==== STORED DATA

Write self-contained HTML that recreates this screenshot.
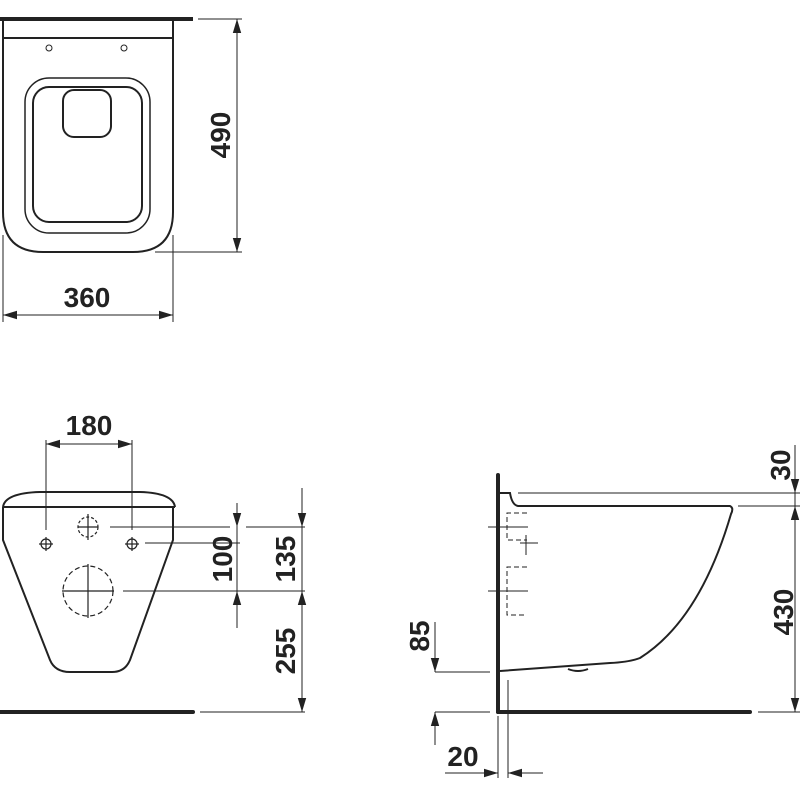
<!DOCTYPE html>
<html><head><meta charset="utf-8"><style>html,body{margin:0;padding:0;background:#fff}svg{display:block}text{font-family:"Liberation Sans",sans-serif;font-weight:bold;font-size:28px;fill:#222}</style></head><body>
<svg width="800" height="800" viewBox="0 0 800 800">
<defs>
<marker id="a" viewBox="0 0 10 10" refX="10" refY="5" markerWidth="14" markerHeight="14" markerUnits="userSpaceOnUse" orient="auto-start-reverse"><path d="M0,2 L10,5 L0,8z" fill="#222"/></marker>
</defs>
<g fill="none" stroke="#222" stroke-width="1">
<!-- TOP VIEW -->
<line x1="0" y1="19" x2="193" y2="19" stroke-width="4"/>
<path d="M3,20 V212 Q3,252 43,252 H133 Q173,252 173,212 V20" stroke-width="2"/>
<line x1="3" y1="38" x2="173" y2="38" stroke-width="2"/>
<circle cx="49" cy="48" r="3"/><circle cx="124" cy="48" r="3"/>
<rect x="25" y="78" width="125" height="155" rx="24" stroke-width="1.5"/>
<rect x="33" y="87" width="109" height="135" rx="16" stroke-width="2"/>
<rect x="63" y="90" width="48" height="47" rx="11" stroke-width="2"/>
<line x1="198" y1="19" x2="242" y2="19"/>
<line x1="155" y1="252" x2="242" y2="252"/>
<line x1="237" y1="19" x2="237" y2="252" marker-start="url(#a)" marker-end="url(#a)"/>
<line x1="3" y1="235" x2="3" y2="322"/>
<line x1="173" y1="235" x2="173" y2="322"/>
<line x1="3" y1="315" x2="173" y2="315" marker-start="url(#a)" marker-end="url(#a)"/>
<!-- FRONT VIEW -->
<path d="M3,507 Q5,493 40,492 H140 Q173,493 175,507" stroke-width="2"/>
<line x1="3" y1="507" x2="175" y2="507" stroke-width="2"/>
<path d="M3,507 V540 L50,660 Q55,672 70,672 H112 Q125,672 130,660 L173,540 V507" stroke-width="2"/>
<line x1="46" y1="440" x2="46" y2="530"/>
<line x1="132" y1="440" x2="132" y2="530"/>
<line x1="46" y1="444" x2="132" y2="444" marker-start="url(#a)" marker-end="url(#a)"/>
<g stroke-width="1.2">
<circle cx="46" cy="544" r="5"/><line x1="39" y1="544" x2="53" y2="544"/><line x1="46" y1="537" x2="46" y2="551"/>
<circle cx="132" cy="544" r="5"/><line x1="125" y1="544" x2="139" y2="544"/><line x1="132" y1="537" x2="132" y2="551"/>
<circle cx="88" cy="527" r="10" stroke-dasharray="3,2"/><line x1="78" y1="527" x2="98" y2="527"/><line x1="88" y1="514" x2="88" y2="540"/>
<circle cx="88" cy="591" r="25" stroke-dasharray="5,3"/><line x1="62" y1="591" x2="114" y2="591"/><line x1="88" y1="564" x2="88" y2="618"/>
</g>
<line x1="110" y1="527" x2="230" y2="527"/>
<line x1="246" y1="527" x2="305" y2="527"/>
<line x1="145" y1="543" x2="240" y2="543"/>
<line x1="123" y1="591" x2="305" y2="591"/>
<line x1="200" y1="712" x2="305" y2="712"/>
<line x1="237" y1="503" x2="237" y2="527" marker-end="url(#a)"/>
<line x1="237" y1="628" x2="237" y2="591" marker-end="url(#a)"/>
<line x1="237" y1="527" x2="237" y2="591"/>
<line x1="302" y1="488" x2="302" y2="527" marker-end="url(#a)"/>
<line x1="302" y1="527" x2="302" y2="591"/>
<line x1="302" y1="712" x2="302" y2="591" marker-end="url(#a)"/>
<line x1="302" y1="591" x2="302" y2="712" marker-end="url(#a)"/>
<line x1="0" y1="712" x2="193" y2="712" stroke-width="4" stroke-linecap="round"/>
<!-- SIDE VIEW -->
<line x1="498" y1="475" x2="498" y2="712" stroke-width="4" stroke-linecap="round"/>
<line x1="498" y1="712" x2="750" y2="712" stroke-width="4" stroke-linecap="round"/>
<path d="M500,493 H510 Q512,505 518,506 H730 Q734,508 731,514 Q700,620 640,658 Q630,662 610,663 L500,671" stroke-width="2"/>
<path d="M568,669 Q578,673 588,669" stroke-width="2"/>
<g stroke-dasharray="5,3">
<path d="M527,513 H507 V540 H527"/>
<path d="M527,567 H507 V615 H527"/>
</g>
<line x1="488" y1="527" x2="528" y2="527"/>
<line x1="488" y1="591" x2="528" y2="591"/>
<line x1="520" y1="543" x2="538" y2="543"/><line x1="526" y1="535" x2="526" y2="555"/>
<line x1="518" y1="493" x2="800" y2="493"/>
<line x1="738" y1="506" x2="800" y2="506"/>
<line x1="758" y1="712" x2="800" y2="712"/>
<line x1="795" y1="445" x2="795" y2="493" marker-end="url(#a)"/>
<line x1="795" y1="493" x2="795" y2="506"/>
<line x1="795" y1="506" x2="795" y2="712" marker-start="url(#a)" marker-end="url(#a)"/>
<line x1="435" y1="672" x2="490" y2="672"/>
<line x1="435" y1="712" x2="490" y2="712"/>
<line x1="435" y1="622" x2="435" y2="672" marker-end="url(#a)"/>
<line x1="435" y1="745" x2="435" y2="712" marker-end="url(#a)"/>
<line x1="498" y1="716" x2="498" y2="778"/>
<line x1="508" y1="680" x2="508" y2="778"/>
<line x1="445" y1="773" x2="498" y2="773" marker-end="url(#a)"/>
<line x1="543" y1="773" x2="508" y2="773" marker-end="url(#a)"/>
</g>
<text x="87" y="307" text-anchor="middle">360</text>
<text transform="translate(230,135) rotate(-90)" text-anchor="middle">490</text>
<text x="89" y="435" text-anchor="middle">180</text>
<text transform="translate(232,559) rotate(-90)" text-anchor="middle">100</text>
<text transform="translate(295,559) rotate(-90)" text-anchor="middle">135</text>
<text transform="translate(295,651) rotate(-90)" text-anchor="middle">255</text>
<text transform="translate(790,465) rotate(-90)" text-anchor="middle">30</text>
<text transform="translate(793,612) rotate(-90)" text-anchor="middle">430</text>
<text transform="translate(429,636) rotate(-90)" text-anchor="middle">85</text>
<text x="463" y="766" text-anchor="middle">20</text>
</svg>
</body></html>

========

**DIRECTION**
In your copy, leave out the pictures and reproduce the material above exactly.

**RESULT OF THIS EXERCISE**
Write self-contained HTML that recreates this screenshot.
<!DOCTYPE html>
<html><head><meta charset="utf-8"><style>html,body{margin:0;padding:0;background:#fff}svg{display:block}text{font-family:"Liberation Sans",sans-serif;font-weight:bold;font-size:28px;fill:#222}</style></head><body>
<svg width="800" height="800" viewBox="0 0 800 800">
<defs>
<marker id="a" viewBox="0 0 10 10" refX="10" refY="5" markerWidth="14" markerHeight="14" markerUnits="userSpaceOnUse" orient="auto-start-reverse"><path d="M0,2 L10,5 L0,8z" fill="#222"/></marker>
</defs>
<g fill="none" stroke="#222" stroke-width="1">
<!-- TOP VIEW -->
<line x1="0" y1="19" x2="193" y2="19" stroke-width="4"/>
<path d="M3,20 V212 Q3,252 43,252 H133 Q173,252 173,212 V20" stroke-width="2"/>
<line x1="3" y1="38" x2="173" y2="38" stroke-width="2"/>
<circle cx="49" cy="48" r="3"/><circle cx="124" cy="48" r="3"/>
<rect x="25" y="78" width="125" height="155" rx="24" stroke-width="1.5"/>
<rect x="33" y="87" width="109" height="135" rx="16" stroke-width="2"/>
<rect x="63" y="90" width="48" height="47" rx="11" stroke-width="2"/>
<line x1="198" y1="19" x2="242" y2="19"/>
<line x1="155" y1="252" x2="242" y2="252"/>
<line x1="237" y1="19" x2="237" y2="252" marker-start="url(#a)" marker-end="url(#a)"/>
<line x1="3" y1="235" x2="3" y2="322"/>
<line x1="173" y1="235" x2="173" y2="322"/>
<line x1="3" y1="315" x2="173" y2="315" marker-start="url(#a)" marker-end="url(#a)"/>
<!-- FRONT VIEW -->
<path d="M3,507 Q5,493 40,492 H140 Q173,493 175,507" stroke-width="2"/>
<line x1="3" y1="507" x2="175" y2="507" stroke-width="2"/>
<path d="M3,507 V540 L50,660 Q55,672 70,672 H112 Q125,672 130,660 L173,540 V507" stroke-width="2"/>
<line x1="46" y1="440" x2="46" y2="530"/>
<line x1="132" y1="440" x2="132" y2="530"/>
<line x1="46" y1="444" x2="132" y2="444" marker-start="url(#a)" marker-end="url(#a)"/>
<g stroke-width="1.2">
<circle cx="46" cy="544" r="5"/><line x1="39" y1="544" x2="53" y2="544"/><line x1="46" y1="537" x2="46" y2="551"/>
<circle cx="132" cy="544" r="5"/><line x1="125" y1="544" x2="139" y2="544"/><line x1="132" y1="537" x2="132" y2="551"/>
<circle cx="88" cy="527" r="10" stroke-dasharray="3,2"/><line x1="78" y1="527" x2="98" y2="527"/><line x1="88" y1="514" x2="88" y2="540"/>
<circle cx="88" cy="591" r="25" stroke-dasharray="5,3"/><line x1="62" y1="591" x2="114" y2="591"/><line x1="88" y1="564" x2="88" y2="618"/>
</g>
<line x1="110" y1="527" x2="230" y2="527"/>
<line x1="246" y1="527" x2="305" y2="527"/>
<line x1="145" y1="543" x2="240" y2="543"/>
<line x1="123" y1="591" x2="305" y2="591"/>
<line x1="200" y1="712" x2="305" y2="712"/>
<line x1="237" y1="503" x2="237" y2="527" marker-end="url(#a)"/>
<line x1="237" y1="628" x2="237" y2="591" marker-end="url(#a)"/>
<line x1="237" y1="527" x2="237" y2="591"/>
<line x1="302" y1="488" x2="302" y2="527" marker-end="url(#a)"/>
<line x1="302" y1="527" x2="302" y2="591"/>
<line x1="302" y1="712" x2="302" y2="591" marker-end="url(#a)"/>
<line x1="302" y1="591" x2="302" y2="712" marker-end="url(#a)"/>
<line x1="0" y1="712" x2="193" y2="712" stroke-width="4" stroke-linecap="round"/>
<!-- SIDE VIEW -->
<line x1="498" y1="475" x2="498" y2="712" stroke-width="4" stroke-linecap="round"/>
<line x1="498" y1="712" x2="750" y2="712" stroke-width="4" stroke-linecap="round"/>
<path d="M500,493 H510 Q512,505 518,506 H730 Q734,508 731,514 Q700,620 640,658 Q630,662 610,663 L500,671" stroke-width="2"/>
<path d="M568,669 Q578,673 588,669" stroke-width="2"/>
<g stroke-dasharray="5,3">
<path d="M527,513 H507 V540 H527"/>
<path d="M527,567 H507 V615 H527"/>
</g>
<line x1="488" y1="527" x2="528" y2="527"/>
<line x1="488" y1="591" x2="528" y2="591"/>
<line x1="520" y1="543" x2="538" y2="543"/><line x1="526" y1="535" x2="526" y2="555"/>
<line x1="518" y1="493" x2="800" y2="493"/>
<line x1="738" y1="506" x2="800" y2="506"/>
<line x1="758" y1="712" x2="800" y2="712"/>
<line x1="795" y1="445" x2="795" y2="493" marker-end="url(#a)"/>
<line x1="795" y1="493" x2="795" y2="506"/>
<line x1="795" y1="506" x2="795" y2="712" marker-start="url(#a)" marker-end="url(#a)"/>
<line x1="435" y1="672" x2="490" y2="672"/>
<line x1="435" y1="712" x2="490" y2="712"/>
<line x1="435" y1="622" x2="435" y2="672" marker-end="url(#a)"/>
<line x1="435" y1="745" x2="435" y2="712" marker-end="url(#a)"/>
<line x1="498" y1="716" x2="498" y2="778"/>
<line x1="508" y1="680" x2="508" y2="778"/>
<line x1="445" y1="773" x2="498" y2="773" marker-end="url(#a)"/>
<line x1="543" y1="773" x2="508" y2="773" marker-end="url(#a)"/>
</g>
<text x="87" y="307" text-anchor="middle">360</text>
<text transform="translate(230,135) rotate(-90)" text-anchor="middle">490</text>
<text x="89" y="435" text-anchor="middle">180</text>
<text transform="translate(232,559) rotate(-90)" text-anchor="middle">100</text>
<text transform="translate(295,559) rotate(-90)" text-anchor="middle">135</text>
<text transform="translate(295,651) rotate(-90)" text-anchor="middle">255</text>
<text transform="translate(790,465) rotate(-90)" text-anchor="middle">30</text>
<text transform="translate(793,612) rotate(-90)" text-anchor="middle">430</text>
<text transform="translate(429,636) rotate(-90)" text-anchor="middle">85</text>
<text x="463" y="766" text-anchor="middle">20</text>
</svg>
</body></html>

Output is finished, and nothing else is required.